Communication is a broad, evolving field that includes traditional roles like public relations and journalism and expanding areas such as social media, UX writing, and content strategy. While formal degrees still provide a foundation, employers increasingly prioritize demonstrable skills - portfolios, internships, and measurable results. Technology and AI are changing workflows and opening remote, freelance, and global opportunities. Students and early-career professionals should build practical experience, learn digital tools, and continue updating their skills.
Communication as a Field
Communication covers how people share meaning: spoken and written language, visual design, body language, and digital messaging. It spans interpersonal exchanges, organizational communication, media production, and technology-driven channels. Effective communicators combine content, context, and delivery to influence, inform, and connect.

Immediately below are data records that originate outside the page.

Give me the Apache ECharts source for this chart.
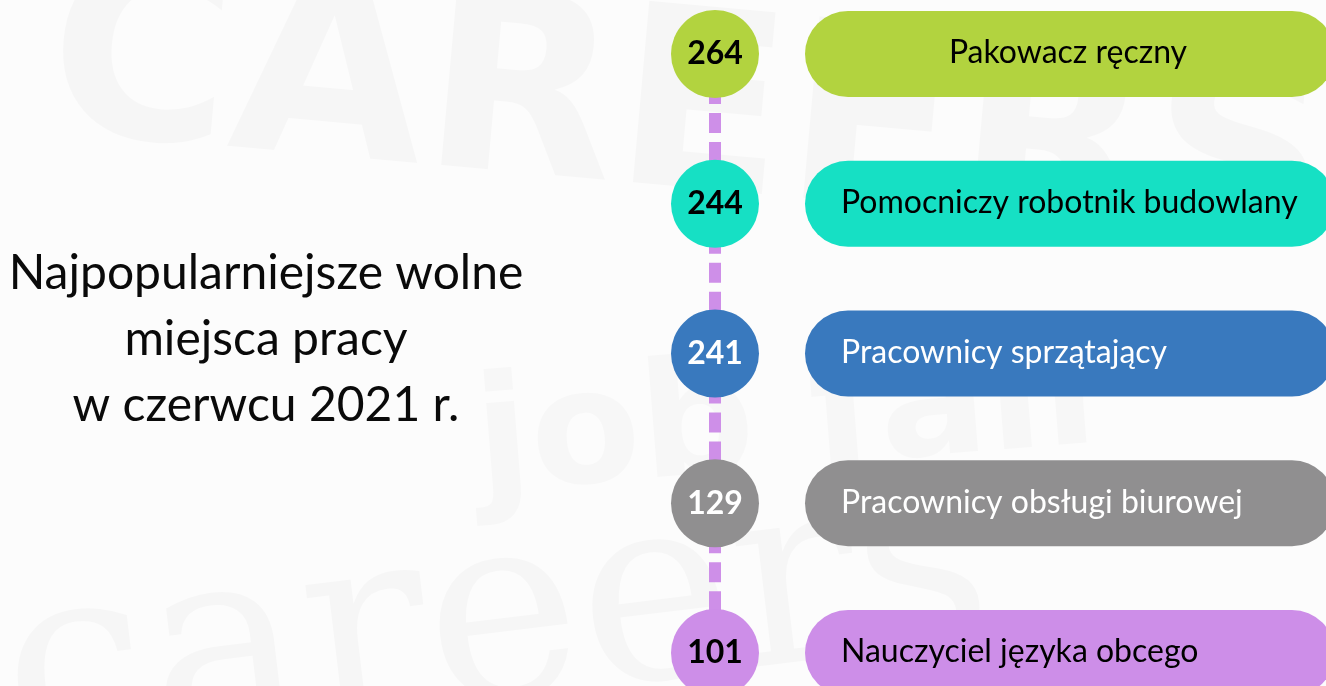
<!DOCTYPE html>
<html>
<head>
<meta charset="utf-8">
<script src="https://cdn.jsdelivr.net/npm/echarts@6/dist/echarts.min.js"></script>
<style>
  html, body { margin: 0; padding: 0; background: #fcfcfc; }
  #chart { width: 1326px; height: 686px; }
</style>
</head>
<body>
<div id="chart"></div>
<script>
// dane
const titleLines = ['Najpopularniejsze wolne', 'miejsca pracy', 'w czerwcu 2021 r.'];
const jobs = [
    'Pakowacz ręczny',
    'Pomocniczy robotnik budowlany',
    'Pracownicy sprzątający',
    'Pracownicy obsługi biurowej',
    'Nauczyciel języka obcego'
];
const counts = [264, 244, 241, 129, 101];

// kolory
const fillColors = ['#B2D33F', '#16E0C4', '#3979BE', '#908F90', '#CD8EE8'];
const textColors = ['#000', '#000', '#fff', '#fff', '#000'];
const lineColor = '#CE8FE8';

const myChart = echarts.init(document.getElementById('chart'));

const CIRCLE_X = 715;
const PILL_X = 805;
const PILL_W = 530;

const option = {
    backgroundColor: '#fcfcfc',
    animation: false,
    grid: { left: 0, right: 0, top: 54, bottom: 33 },
    xAxis: { type: 'value', min: 0, max: 1326, show: false },
    yAxis: { type: 'category', data: jobs, inverse: true, boundaryGap: false, show: false },
    graphic: [
        // blade tło (gazeta)
        {
            type: 'text', x: 60, y: -60, rotation: -0.09, silent: true, z: -10,
            style: { text: 'CAREERS', font: '900 250px "DejaVu Sans"', fill: 'rgba(0,0,0,0.025)' }
        },
        {
            type: 'text', x: 470, y: 370, rotation: 0.08, silent: true, z: -10,
            style: { text: 'job fair', font: 'bold 160px "DejaVu Sans"', fill: 'rgba(0,0,0,0.02)' }
        },
        {
            type: 'text', x: -10, y: 560, rotation: 0.12, silent: true, z: -10,
            style: { text: 'careers', font: '260px "DejaVu Serif"', fill: 'rgba(0,0,0,0.022)' }
        },
        {
            type: 'text', x: 266, y: 340, z: 10,
            style: {
                text: titleLines.join('\n'),
                textAlign: 'center',
                textVerticalAlign: 'middle',
                font: '48px Lato',
                lineHeight: 66,
                fill: '#0a0a0a'
            }
        }
    ],
    series: [{
        type: 'custom',
        data: jobs.map((name, i) => [counts[i], i]),
        encode: { x: 0, y: 1 },
        renderItem: function (params, api) {
            const i = params.dataIndex;
            const cy = api.coord([0, api.value(1)])[1];
            const step = jobs.length > 1 ? (api.coord([0, 1])[1] - api.coord([0, 0])[1]) : 0;
            const children = [];
            if (i < jobs.length - 1) {
                children.push({
                    type: 'line',
                    shape: { x1: CIRCLE_X, y1: cy + 30, x2: CIRCLE_X, y2: cy + step },
                    style: { stroke: lineColor, lineWidth: 12, lineDash: [20, 9] }
                });
            }
            children.push({
                type: 'rect',
                shape: { x: PILL_X, y: cy - 43, width: PILL_W, height: 86, r: 43 },
                style: { fill: fillColors[i] }
            });
            children.push({
                type: 'text',
                style: {
                    text: jobs[i],
                    x: i === 0 ? PILL_X + PILL_W / 2 - 2 : PILL_X + 36,
                    y: cy - 1,
                    textAlign: i === 0 ? 'center' : 'left',
                    textVerticalAlign: 'middle',
                    font: '32px Lato',
                    fill: textColors[i]
                }
            });
            children.push({
                type: 'circle',
                shape: { cx: CIRCLE_X, cy: cy, r: 44 },
                style: { fill: fillColors[i] }
            });
            children.push({
                type: 'text',
                style: {
                    text: String(api.value(0)),
                    x: CIRCLE_X,
                    y: cy,
                    textAlign: 'center',
                    textVerticalAlign: 'middle',
                    font: 'bold 32px Lato',
                    fill: textColors[i]
                }
            });
            return { type: 'group', children: children };
        }
    }]
};

myChart.setOption(option);
window.addEventListener('resize', () => myChart.resize());
</script>
</body>
</html>
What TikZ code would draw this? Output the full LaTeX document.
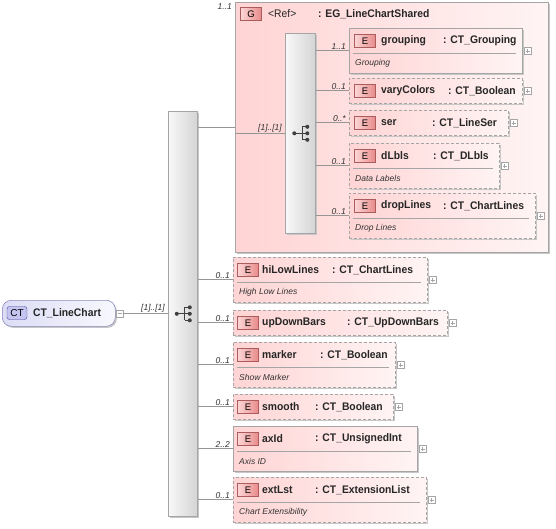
\documentclass[tikz,border=0pt]{standalone}
\usepackage{fontspec}
\setmainfont{Liberation Sans}
\newfontfamily\namefont{Liberation Sans}[FakeStretch=0.94]
\usetikzlibrary{shadows}

\definecolor{boxgray}{RGB}{165,165,165}
\definecolor{linegray}{RGB}{150,150,150}
\definecolor{pinkL}{RGB}{255,212,212}
\definecolor{pinkR}{RGB}{255,244,244}
\definecolor{badgeL}{RGB}{252,214,214}
\definecolor{badgeR}{RGB}{232,138,138}
\definecolor{badgeedge}{RGB}{172,92,92}
\definecolor{barL}{RGB}{248,248,248}
\definecolor{barR}{RGB}{212,212,212}
\definecolor{ctL}{RGB}{220,220,246}
\definecolor{ctR}{RGB}{248,248,254}
\definecolor{ctedge}{RGB}{140,140,190}
\definecolor{ctbadge}{RGB}{196,196,240}
\definecolor{ctbadgeedge}{RGB}{70,70,150}

\begin{document}
\begin{tikzpicture}[x=1pt, y=-1pt,
  shade/.style={drop shadow={shadow xshift=1.5pt, shadow yshift=-1.5pt, fill=black!22, opacity=1}},
  box/.style={draw=boxgray, line width=0.6pt, left color=pinkL, right color=pinkR,
    inner sep=0pt, anchor=north west, shade},
  optbox/.style={box, dash pattern=on 3pt off 2pt},
  bar/.style={draw=boxgray, line width=0.6pt, left color=barL, right color=barR,
    inner sep=0pt, anchor=north west, shade},
  badge/.style={draw=badgeedge, line width=0.6pt, left color=badgeL, right color=badgeR,
    minimum width=21, minimum height=13, inner sep=0pt, font=\fontsize{9.5}{9.5}\selectfont},
  ename/.style={anchor=west, inner sep=0pt, font=\namefont\bfseries\fontsize{11}{12}\selectfont, text=black!85},
  eref/.style={anchor=west, inner sep=0pt, font=\namefont\fontsize{11}{12}\selectfont, text=black!85},
  edesc/.style={anchor=west, inner sep=0pt, font=\itshape\fontsize{8.5}{9}\selectfont, text=black!80},
  mult/.style={anchor=south east, inner sep=1pt, font=\itshape\fontsize{8.5}{9}\selectfont, text=black!80},
  conn/.style={draw=linegray, line width=0.7pt},
  sepline/.style={draw=boxgray, line width=0.6pt},
  plus/.style={draw=boxgray, fill=white, line width=0.5pt, minimum size=7, inner sep=0pt,
    path picture={\draw[boxgray, line width=0.5pt]
      ([xshift=1.5pt]path picture bounding box.west) -- ([xshift=-1.5pt]path picture bounding box.east)
      ([yshift=1.5pt]path picture bounding box.south) -- ([yshift=-1.5pt]path picture bounding box.north);}},
  minus/.style={draw=boxgray, fill=white, line width=0.5pt, minimum size=7, inner sep=0pt,
    path picture={\draw[boxgray, line width=0.5pt]
      ([xshift=1.5pt]path picture bounding box.west) -- ([xshift=-1.5pt]path picture bounding box.east);}},
  seqicon/.pic={
    \draw[black!75, line width=0.8pt] (-6,0) -- (2,0) (2,-6.5) -- (2,6.5)
      (2,-6.5) -- (7,-6.5) (2,6.5) -- (7,6.5) (2,0) -- (7,0);
    \fill[black!75] (-6,0) circle[radius=2];
    \foreach \dy in {-6.5,0,6.5} \fill[black!75] (7,\dy) circle[radius=2];
  }
]
\useasboundingbox (0,0) rectangle (556,529);

% complex type
\node[draw=ctedge, line width=0.6pt, rounded corners=9pt, left color=ctL, right color=ctR,
  minimum width=113, minimum height=26, inner sep=0pt, anchor=north west, shade] (ct) at (2,300) {};
\node[draw=ctbadgeedge, fill=ctbadge, rounded corners=2.5pt, minimum width=20, minimum height=13,
  inner sep=0pt, font=\fontsize{10}{10}\selectfont] (ct-badge) at ([shift={(15,13)}]ct.north west) {CT};
\node[ename] (ct-name) at ([shift={(31,13)}]ct.north west) {CT\_LineChart};
\node[minus] (ct-minus) at ([xshift=4]ct.east) {};

% main sequence
\node[bar, minimum width=29, minimum height=405] (mbar) at (168,111) {};
\pic at (mbar.center) {seqicon};
\draw[conn] (ct-minus.east) -- (ct-minus.east -| mbar.west);
\node[mult] (mbar-mult) at ([xshift=-2]mbar.west) {[1]..[1]};

% group
\node[box, minimum width=313, minimum height=250] (grp) at (235,2) {};
\draw[conn] (mbar.east |- grp.west) -- (grp.west);
\node[mult, anchor=north east] (grp-mult) at ([xshift=-2]grp.north west) {1..1};
\node[badge] (grp-badge) at ([shift={(16,12)}]grp.north west) {G};
\node[eref] (grp-name) at ([shift={(33,12)}]grp.north west) {<Ref>};
\node[ename] (grp-type) at ([shift={(83,12)}]grp.north west) {: EG\_LineChartShared};

% inner sequence
\node[bar, minimum width=30, minimum height=200] (ibar) at (285,33) {};
\pic at (ibar.center) {seqicon};
\draw[conn] (grp.west |- ibar.west) -- (ibar.west);
\node[mult] (ibar-mult) at ([xshift=-2]ibar.west) {[1]..[1]};

\foreach \nd/\yy/\bw/\bh/\bs/\mlt/\lab/\typ/\toff/\dsc in {
  grouping/28/173/45/box/1..1/grouping/CT\_Grouping/94/Grouping,
  varyColors/78/173/25/optbox/0..1/varyColors/CT\_Boolean/99/-,
  ser/110/159/25/optbox/0..*/ser/CT\_LineSer/83/-,
  dLbls/143/150/45/optbox/0..1/dLbls/CT\_DLbls/84/Data Labels,
  dropLines/193/186/45/optbox/0..1/dropLines/CT\_ChartLines/94/Drop Lines}{
  \node[\bs, minimum width=\bw, minimum height=\bh] (\nd) at (349,\yy) {};
  \draw[conn] (ibar.east |- \nd.west) -- (\nd.west);
  \node[mult] (\nd-mult) at ([xshift=-2]\nd.west) {\mlt};
  \node[badge] (\nd-badge) at ([shift={(16,13)}]\nd.north west) {E};
  \node[ename] (\nd-name) at ([shift={(32,13)}]\nd.north west) {\lab};
  \node[ename] (\nd-type) at ([shift={(\toff,13)}]\nd.north west) {: \typ};
  \node[plus] (\nd-plus) at ([xshift=5]\nd.east) {};
  \ifdim\bh pt>30pt
    \draw[sepline] ([shift={(4,25)}]\nd.north west) -- ([shift={(-7,25)}]\nd.north east);
    \node[edesc] (\nd-desc) at ([shift={(6,35)}]\nd.north west) {\dsc};
  \fi
}

\foreach \nd/\yy/\bw/\bh/\bs/\mlt/\lab/\typ/\toff/\dsc in {
  hiLowLines/257/194/45/optbox/0..1/hiLowLines/CT\_ChartLines/99/High Low Lines,
  upDownBars/310/214/25/optbox/0..1/upDownBars/CT\_UpDownBars/114/-,
  marker/342/162/45/optbox/0..1/marker/CT\_Boolean/87/Show Marker,
  smooth/394/160/25/optbox/0..1/smooth/CT\_Boolean/82/-,
  axId/426/184/45/box/2..2/axId/CT\_UnsignedInt/82/Axis ID,
  extLst/477/193/45/optbox/0..1/extLst/CT\_ExtensionList/82/Chart Extensibility}{
  \node[\bs, minimum width=\bw, minimum height=\bh] (\nd) at (233,\yy) {};
  \draw[conn] (mbar.east |- \nd.west) -- (\nd.west);
  \node[mult] (\nd-mult) at ([xshift=-2]\nd.west) {\mlt};
  \node[badge] (\nd-badge) at ([shift={(15,13)}]\nd.north west) {E};
  \node[ename] (\nd-name) at ([shift={(29,13)}]\nd.north west) {\lab};
  \node[ename] (\nd-type) at ([shift={(\toff,13)}]\nd.north west) {: \typ};
  \node[plus] (\nd-plus) at ([xshift=5]\nd.east) {};
  \ifdim\bh pt>30pt
    \draw[sepline] ([shift={(4,25)}]\nd.north west) -- ([shift={(-7,25)}]\nd.north east);
    \node[edesc] (\nd-desc) at ([shift={(6,35)}]\nd.north west) {\dsc};
  \fi
}
\end{tikzpicture}
\end{document}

Where Communication Careers Lead
Career paths that rely on communication skills are broad and evolving. Traditional roles - public relations, journalism, advertising, marketing communications, and corporate communications - remain important. Newer or expanding areas include social media management, content strategy, UX writing, podcast and video production, influencer partnerships, and communications roles embedded in technology companies and startups.
Global and remote work opportunities have grown. Companies hire across borders for content creation, community management, and customer-facing roles. Freelance and contract work are common, especially for creative and digital roles.
Education, Credentials, and Skills
Formal education - associate, bachelor's, or master's degrees in communication, journalism, public relations, or related fields - still benefits many job seekers. Employers often value degrees as evidence of foundational knowledge.
At the same time, hiring increasingly emphasizes demonstrable skills: writing samples, multimedia portfolios, internships, and measurable results (campaign metrics, audience growth, engagement data). Short courses and professional certifications can help fill specific skill gaps (analytics, SEO, social advertising, UX writing). Continuous learning matters: digital platforms and tools change quickly, and communicators must adapt.
Competition and Hiring Realities
Because communication skills are widely taught and practiced, competition for desirable roles can be strong. Employers screen applicants for relevant experience, clear results, and cultural fit. Networking, internships, and practical projects give candidates an edge.
Soft skills - clear writing, active listening, and emotional intelligence - remain as important as technical abilities. Employers look for people who can translate strategy into measurable outcomes and collaborate across disciplines.
Technology, AI, and the Future of Work
Technology reshapes how communicators work. Social platforms, analytics tools, and content-distribution systems offer new channels and measurement capabilities. AI tools increasingly assist with drafting, editing, and analytics, speeding production and enabling personalization. Communicators who combine human judgment with tool literacy will be most valuable.
Practical Steps for Students and Early-Career Professionals
- Build a portfolio with real work: articles, campaigns, social posts, videos, or UX writing samples.
- Pursue internships, volunteer roles, or freelance projects to gain measurable results.
- Learn key digital tools: analytics platforms, content management systems, SEO basics, and social advertising.
- Network through professional associations, alumni groups, and industry events.
- Keep learning: short courses and certifications can fill skill gaps and signal commitment.